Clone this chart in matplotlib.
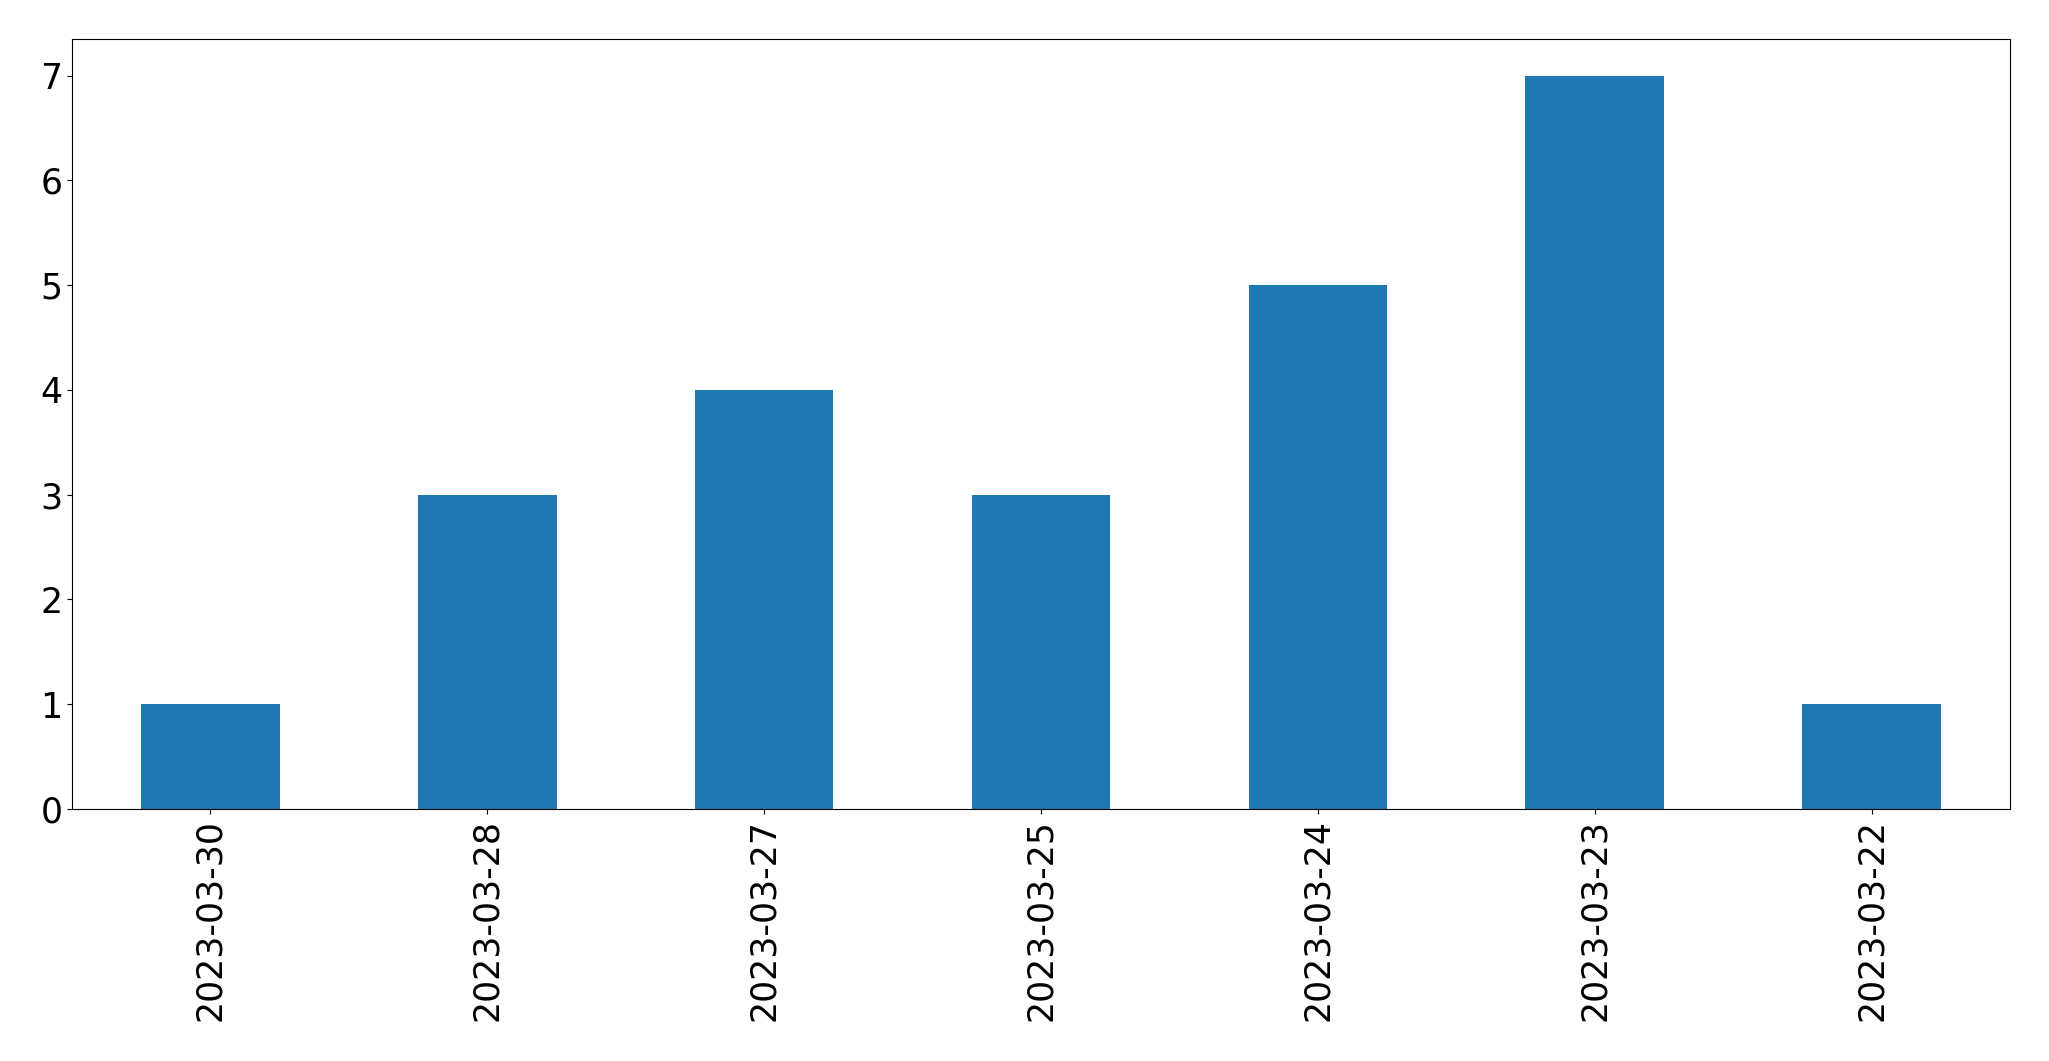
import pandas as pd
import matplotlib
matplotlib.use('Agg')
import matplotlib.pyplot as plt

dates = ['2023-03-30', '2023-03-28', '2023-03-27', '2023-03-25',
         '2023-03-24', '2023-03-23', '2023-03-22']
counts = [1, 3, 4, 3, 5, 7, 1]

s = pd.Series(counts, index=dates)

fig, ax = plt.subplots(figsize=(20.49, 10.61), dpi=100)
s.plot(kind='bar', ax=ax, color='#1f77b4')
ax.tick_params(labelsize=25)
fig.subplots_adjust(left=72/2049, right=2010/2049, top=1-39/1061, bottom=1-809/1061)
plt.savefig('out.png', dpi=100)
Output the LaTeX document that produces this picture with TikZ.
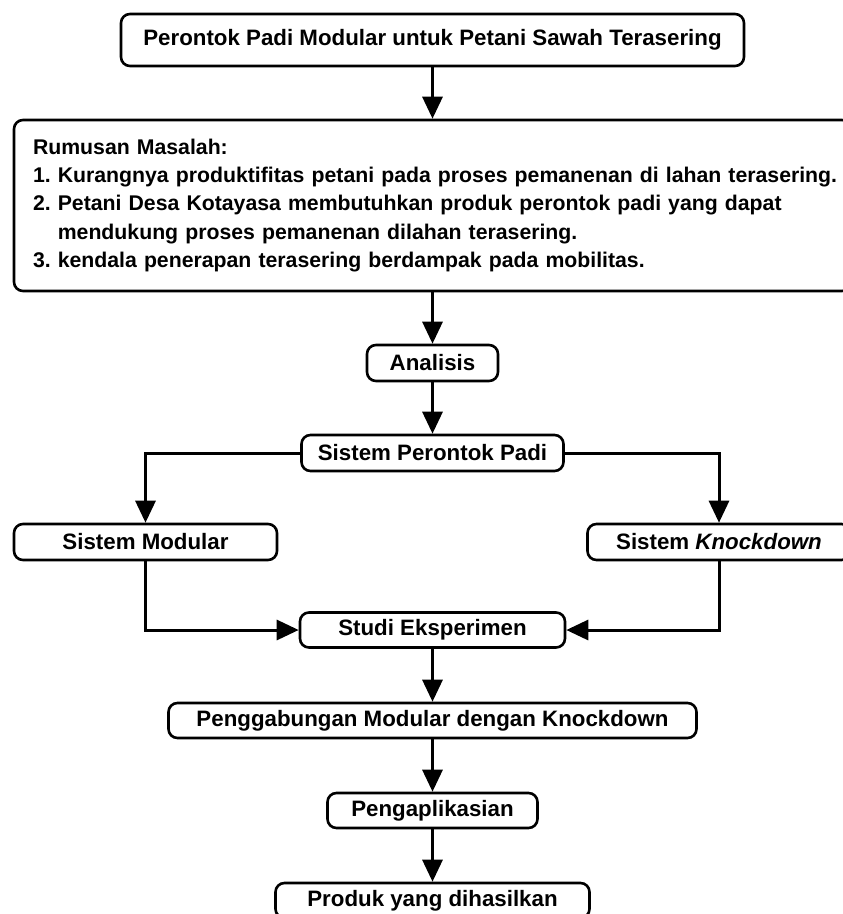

◆ TASK DETAILS ◆
Of the lines in the records, determine how many contain the word "this", and report that number alone.

◆ EXERCISE SOLUTION ◆
2